U.S. Officials Reject Softer Line on Aid

High-level U.S. officials on Wednesday tried to put to rest suggestions that they would be pushing for easier conditions on the release of Western aid to Russia following the victory of opponents of reform in the December parliamentary elections.


"The aid will follow the progress on reforms," Treasury Secretary Lloyd Bentsen said in an interview on the eve of the summit between Presidents Bill Clinton and Boris Yeltsin. "They have to stabilize the economy and they have to stabilize the currency."


Despite growing opposition to reforms, expressed in the strong showing of communists and ultranationalists in the elections, Bentsen said that Russians were suffering most from too little reform.


"The cruelest social damage of all is inflation, " he said in an interview with CNN. Inflation, running at about 12 percent monthly is the result of "not enough reform," he said.


More than $14 billion in long-term, low-interest loans from the International Monetary Fund and the World Bank are being withheld until Russia prepares a 1994 spending plan that will significantly reduce inflation and the budget deficit.


Russia has yet to provide the IMF with a 1994 budget.
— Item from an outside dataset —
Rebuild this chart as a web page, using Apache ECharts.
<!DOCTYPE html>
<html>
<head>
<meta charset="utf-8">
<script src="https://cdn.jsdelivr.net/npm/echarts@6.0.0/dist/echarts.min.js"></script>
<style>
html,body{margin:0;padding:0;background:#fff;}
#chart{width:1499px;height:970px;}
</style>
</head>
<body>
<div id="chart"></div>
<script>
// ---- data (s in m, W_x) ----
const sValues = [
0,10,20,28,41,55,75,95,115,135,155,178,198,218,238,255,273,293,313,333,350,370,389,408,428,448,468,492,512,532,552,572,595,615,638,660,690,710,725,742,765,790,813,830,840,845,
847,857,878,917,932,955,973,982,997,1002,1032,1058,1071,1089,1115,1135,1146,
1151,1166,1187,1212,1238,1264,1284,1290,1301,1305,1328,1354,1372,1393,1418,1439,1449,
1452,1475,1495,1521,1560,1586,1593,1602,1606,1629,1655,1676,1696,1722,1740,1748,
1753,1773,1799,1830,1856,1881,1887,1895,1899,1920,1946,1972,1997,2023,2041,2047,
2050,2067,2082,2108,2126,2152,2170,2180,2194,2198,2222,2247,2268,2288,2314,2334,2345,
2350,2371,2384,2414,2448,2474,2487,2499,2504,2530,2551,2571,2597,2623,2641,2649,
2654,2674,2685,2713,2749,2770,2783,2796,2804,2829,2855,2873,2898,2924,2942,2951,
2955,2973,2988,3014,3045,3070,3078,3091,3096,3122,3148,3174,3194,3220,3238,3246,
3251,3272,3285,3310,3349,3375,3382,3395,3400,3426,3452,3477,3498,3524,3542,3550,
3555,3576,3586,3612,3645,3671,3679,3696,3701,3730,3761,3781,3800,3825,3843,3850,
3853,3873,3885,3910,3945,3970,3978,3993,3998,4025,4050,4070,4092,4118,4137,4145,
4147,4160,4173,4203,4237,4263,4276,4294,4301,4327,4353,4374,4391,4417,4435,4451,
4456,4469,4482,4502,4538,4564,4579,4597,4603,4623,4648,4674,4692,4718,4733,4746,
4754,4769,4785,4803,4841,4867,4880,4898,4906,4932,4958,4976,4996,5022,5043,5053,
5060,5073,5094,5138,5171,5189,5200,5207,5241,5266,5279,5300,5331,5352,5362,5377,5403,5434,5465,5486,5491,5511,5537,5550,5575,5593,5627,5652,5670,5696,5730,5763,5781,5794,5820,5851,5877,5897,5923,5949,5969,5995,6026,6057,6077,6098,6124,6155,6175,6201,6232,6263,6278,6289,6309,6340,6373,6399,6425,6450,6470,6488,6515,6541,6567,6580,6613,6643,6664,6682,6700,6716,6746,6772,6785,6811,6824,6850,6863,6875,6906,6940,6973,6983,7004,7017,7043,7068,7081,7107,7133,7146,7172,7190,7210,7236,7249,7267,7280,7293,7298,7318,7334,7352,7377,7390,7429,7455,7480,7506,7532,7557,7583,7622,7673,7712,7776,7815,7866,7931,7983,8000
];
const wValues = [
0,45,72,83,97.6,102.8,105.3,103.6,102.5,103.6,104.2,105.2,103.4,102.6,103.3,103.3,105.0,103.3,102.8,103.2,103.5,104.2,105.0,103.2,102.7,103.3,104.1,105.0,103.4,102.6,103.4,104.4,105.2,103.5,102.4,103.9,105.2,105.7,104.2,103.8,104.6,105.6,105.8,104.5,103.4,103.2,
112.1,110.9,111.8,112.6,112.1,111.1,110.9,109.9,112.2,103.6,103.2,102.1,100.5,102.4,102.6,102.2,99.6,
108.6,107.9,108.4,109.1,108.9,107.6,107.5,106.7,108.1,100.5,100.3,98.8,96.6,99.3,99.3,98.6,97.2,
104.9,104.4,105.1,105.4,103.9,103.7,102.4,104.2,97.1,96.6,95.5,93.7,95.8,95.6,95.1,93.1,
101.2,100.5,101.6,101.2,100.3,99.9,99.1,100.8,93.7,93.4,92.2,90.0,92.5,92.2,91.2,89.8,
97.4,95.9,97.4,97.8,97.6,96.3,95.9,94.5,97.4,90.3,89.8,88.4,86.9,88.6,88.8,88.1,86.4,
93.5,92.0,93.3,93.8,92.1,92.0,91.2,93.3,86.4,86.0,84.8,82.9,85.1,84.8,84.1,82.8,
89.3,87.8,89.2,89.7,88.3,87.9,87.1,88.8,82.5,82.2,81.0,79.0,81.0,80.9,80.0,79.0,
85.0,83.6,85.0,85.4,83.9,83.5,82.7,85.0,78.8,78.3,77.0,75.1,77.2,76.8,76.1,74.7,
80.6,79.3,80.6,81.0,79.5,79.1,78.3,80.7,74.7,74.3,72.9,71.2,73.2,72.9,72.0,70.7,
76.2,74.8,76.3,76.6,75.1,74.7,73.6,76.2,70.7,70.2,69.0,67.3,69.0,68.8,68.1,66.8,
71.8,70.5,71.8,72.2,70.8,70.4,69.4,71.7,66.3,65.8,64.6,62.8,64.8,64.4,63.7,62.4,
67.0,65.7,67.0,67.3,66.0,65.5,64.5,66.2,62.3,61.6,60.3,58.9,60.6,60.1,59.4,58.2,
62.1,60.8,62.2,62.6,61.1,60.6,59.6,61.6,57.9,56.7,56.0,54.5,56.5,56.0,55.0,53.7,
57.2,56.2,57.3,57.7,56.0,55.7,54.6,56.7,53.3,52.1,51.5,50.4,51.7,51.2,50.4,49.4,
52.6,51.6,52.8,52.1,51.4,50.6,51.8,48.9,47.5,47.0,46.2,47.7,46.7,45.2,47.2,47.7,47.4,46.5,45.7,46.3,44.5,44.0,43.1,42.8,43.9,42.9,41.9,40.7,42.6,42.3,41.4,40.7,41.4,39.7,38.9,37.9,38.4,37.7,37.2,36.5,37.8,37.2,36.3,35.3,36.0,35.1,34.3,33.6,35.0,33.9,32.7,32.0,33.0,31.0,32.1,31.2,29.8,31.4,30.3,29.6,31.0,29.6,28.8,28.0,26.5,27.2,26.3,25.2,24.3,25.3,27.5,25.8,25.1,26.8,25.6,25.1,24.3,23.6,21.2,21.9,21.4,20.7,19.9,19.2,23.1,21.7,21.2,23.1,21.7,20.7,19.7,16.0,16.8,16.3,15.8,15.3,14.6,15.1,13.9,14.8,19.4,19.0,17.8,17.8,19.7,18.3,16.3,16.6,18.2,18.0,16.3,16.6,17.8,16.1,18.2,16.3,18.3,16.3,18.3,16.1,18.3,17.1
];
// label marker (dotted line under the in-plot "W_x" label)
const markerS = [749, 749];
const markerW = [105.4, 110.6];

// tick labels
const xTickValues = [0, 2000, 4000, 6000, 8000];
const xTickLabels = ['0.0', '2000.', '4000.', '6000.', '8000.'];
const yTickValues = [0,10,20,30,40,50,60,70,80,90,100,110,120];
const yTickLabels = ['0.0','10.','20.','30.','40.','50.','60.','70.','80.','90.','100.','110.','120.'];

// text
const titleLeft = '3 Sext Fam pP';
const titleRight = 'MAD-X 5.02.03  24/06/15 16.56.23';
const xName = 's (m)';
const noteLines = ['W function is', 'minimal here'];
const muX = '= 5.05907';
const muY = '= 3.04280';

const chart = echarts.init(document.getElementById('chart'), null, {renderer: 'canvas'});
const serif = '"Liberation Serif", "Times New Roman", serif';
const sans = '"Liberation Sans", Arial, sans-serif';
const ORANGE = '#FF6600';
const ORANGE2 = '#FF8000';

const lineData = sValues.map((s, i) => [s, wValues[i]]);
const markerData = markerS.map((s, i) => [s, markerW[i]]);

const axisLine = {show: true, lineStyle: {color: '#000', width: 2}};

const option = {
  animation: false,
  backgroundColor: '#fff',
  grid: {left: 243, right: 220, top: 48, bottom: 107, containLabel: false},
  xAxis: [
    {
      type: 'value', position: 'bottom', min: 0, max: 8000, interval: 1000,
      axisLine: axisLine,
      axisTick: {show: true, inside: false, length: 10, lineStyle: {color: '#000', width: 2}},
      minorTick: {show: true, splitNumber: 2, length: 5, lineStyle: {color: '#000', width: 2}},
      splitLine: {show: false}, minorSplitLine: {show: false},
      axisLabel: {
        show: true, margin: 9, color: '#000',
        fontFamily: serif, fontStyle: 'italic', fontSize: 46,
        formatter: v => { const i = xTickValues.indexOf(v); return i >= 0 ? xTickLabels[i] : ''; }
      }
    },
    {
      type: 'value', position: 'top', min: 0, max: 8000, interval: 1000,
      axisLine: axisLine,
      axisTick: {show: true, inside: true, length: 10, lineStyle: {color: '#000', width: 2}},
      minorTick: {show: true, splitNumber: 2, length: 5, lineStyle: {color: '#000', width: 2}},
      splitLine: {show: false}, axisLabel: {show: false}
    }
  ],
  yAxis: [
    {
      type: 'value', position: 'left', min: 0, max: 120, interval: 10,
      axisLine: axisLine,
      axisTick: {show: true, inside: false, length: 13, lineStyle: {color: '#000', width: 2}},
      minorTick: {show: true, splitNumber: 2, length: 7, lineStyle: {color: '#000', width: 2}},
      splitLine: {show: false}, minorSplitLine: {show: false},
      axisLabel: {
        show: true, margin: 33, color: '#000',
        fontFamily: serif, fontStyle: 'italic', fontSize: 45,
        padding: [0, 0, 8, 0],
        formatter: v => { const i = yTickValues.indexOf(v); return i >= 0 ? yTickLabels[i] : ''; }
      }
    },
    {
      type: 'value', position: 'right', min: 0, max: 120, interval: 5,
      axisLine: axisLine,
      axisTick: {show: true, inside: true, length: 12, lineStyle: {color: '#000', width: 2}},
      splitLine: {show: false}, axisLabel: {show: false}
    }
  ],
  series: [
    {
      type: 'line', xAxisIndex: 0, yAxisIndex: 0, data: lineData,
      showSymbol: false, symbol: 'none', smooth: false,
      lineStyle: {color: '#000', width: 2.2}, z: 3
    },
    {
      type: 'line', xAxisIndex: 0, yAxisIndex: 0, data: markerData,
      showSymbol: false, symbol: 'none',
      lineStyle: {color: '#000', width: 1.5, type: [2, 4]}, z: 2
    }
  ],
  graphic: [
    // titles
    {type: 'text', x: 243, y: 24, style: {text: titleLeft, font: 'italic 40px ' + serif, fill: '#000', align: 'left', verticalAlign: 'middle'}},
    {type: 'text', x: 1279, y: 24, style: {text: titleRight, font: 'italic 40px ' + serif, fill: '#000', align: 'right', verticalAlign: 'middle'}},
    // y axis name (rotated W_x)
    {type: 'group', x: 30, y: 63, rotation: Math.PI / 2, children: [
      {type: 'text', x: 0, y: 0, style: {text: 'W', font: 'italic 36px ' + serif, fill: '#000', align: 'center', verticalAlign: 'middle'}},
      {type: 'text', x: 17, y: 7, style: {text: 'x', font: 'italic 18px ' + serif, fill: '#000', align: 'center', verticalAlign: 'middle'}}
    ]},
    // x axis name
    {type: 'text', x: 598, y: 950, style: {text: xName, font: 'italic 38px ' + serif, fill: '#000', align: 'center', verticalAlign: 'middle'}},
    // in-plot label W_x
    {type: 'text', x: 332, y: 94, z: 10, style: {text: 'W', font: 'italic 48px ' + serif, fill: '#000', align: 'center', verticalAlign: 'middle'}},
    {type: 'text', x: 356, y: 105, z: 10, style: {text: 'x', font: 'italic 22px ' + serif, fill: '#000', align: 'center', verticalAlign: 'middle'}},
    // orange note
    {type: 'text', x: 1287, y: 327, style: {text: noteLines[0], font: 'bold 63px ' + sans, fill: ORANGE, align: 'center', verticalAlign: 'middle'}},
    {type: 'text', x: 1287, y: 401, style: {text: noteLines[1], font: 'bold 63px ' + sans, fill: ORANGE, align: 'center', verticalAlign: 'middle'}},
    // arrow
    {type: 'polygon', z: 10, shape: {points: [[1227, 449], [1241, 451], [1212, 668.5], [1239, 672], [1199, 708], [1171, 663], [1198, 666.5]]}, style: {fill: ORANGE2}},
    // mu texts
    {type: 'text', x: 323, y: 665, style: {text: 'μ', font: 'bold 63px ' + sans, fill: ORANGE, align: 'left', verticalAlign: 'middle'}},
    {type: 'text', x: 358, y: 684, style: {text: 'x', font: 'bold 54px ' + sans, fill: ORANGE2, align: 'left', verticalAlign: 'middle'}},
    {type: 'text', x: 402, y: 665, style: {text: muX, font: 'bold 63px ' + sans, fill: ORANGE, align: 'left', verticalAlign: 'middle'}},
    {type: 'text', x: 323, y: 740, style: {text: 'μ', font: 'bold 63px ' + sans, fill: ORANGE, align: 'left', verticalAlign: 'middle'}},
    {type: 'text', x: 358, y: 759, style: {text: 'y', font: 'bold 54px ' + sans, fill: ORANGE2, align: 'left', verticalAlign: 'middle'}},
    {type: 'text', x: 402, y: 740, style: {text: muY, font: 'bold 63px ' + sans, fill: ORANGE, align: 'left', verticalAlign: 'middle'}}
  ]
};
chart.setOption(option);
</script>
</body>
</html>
Since the elections, some U.S. officials have complained that the IMF and World Bank conditions are too tough on Russia and should be eased.


A report released Monday by a bipartisan panel of U.S. politicians labeled the aid effort to Russia "timid , conventional and insufficient," and said that America should provide more money and relax loan terms, according to The Washington Post.


Moscow ambassadors from the Group of Seven leading industrialized nations, at a meeting of a newly formed agency designed to speed aid to Russia, agreed that the West should not release the loans before a credible economic reform plan has been put forward.


"There was a consensus at the meeting that it is not a question of too much reform, but maybe not enough," said a diplomat who attended the meeting of the Support and Implementation Group.


Finance Minister Boris Fyodorov, who attended the meeting, also urged the G-7 ambassadors to stay the course.


"He said reformers are feeling undermined by talk about backing off the shock," one of the U.S. delegates at the meeting said.


Reformers such as Fyodorov and privatization minister Anatoly Chubais are facing possible demotion in an upcoming cabinet reshuffle.


Bentsen said he hoped that Yeltsin would leave strong advocates of reform in the top ranks of the new government.


While Clinton is unlikely to propose any new aid proposals at his summit with Yeltsin, he will be bringing promises that the West will speed up aid already pledged and direct more funds toward those Russians who have been the hardest hit by reform. But the effort to speed aid will probably be more a matter of politics, one European diplomat familiar with the U.S. proposals suggested.


"There's a widespread wish to do something," he said. The plans to speed aid will "mainly involve keeping up the political momentum behind it."


U.S. officials contend that money for social spending will have to come principally from a redirection of Russian budget funds, and not from the West.


A $500 million plan for the West to finance a social safety net has been held up by disagreement over which programs should be funded and by Russian reluctance to borrow for social spending.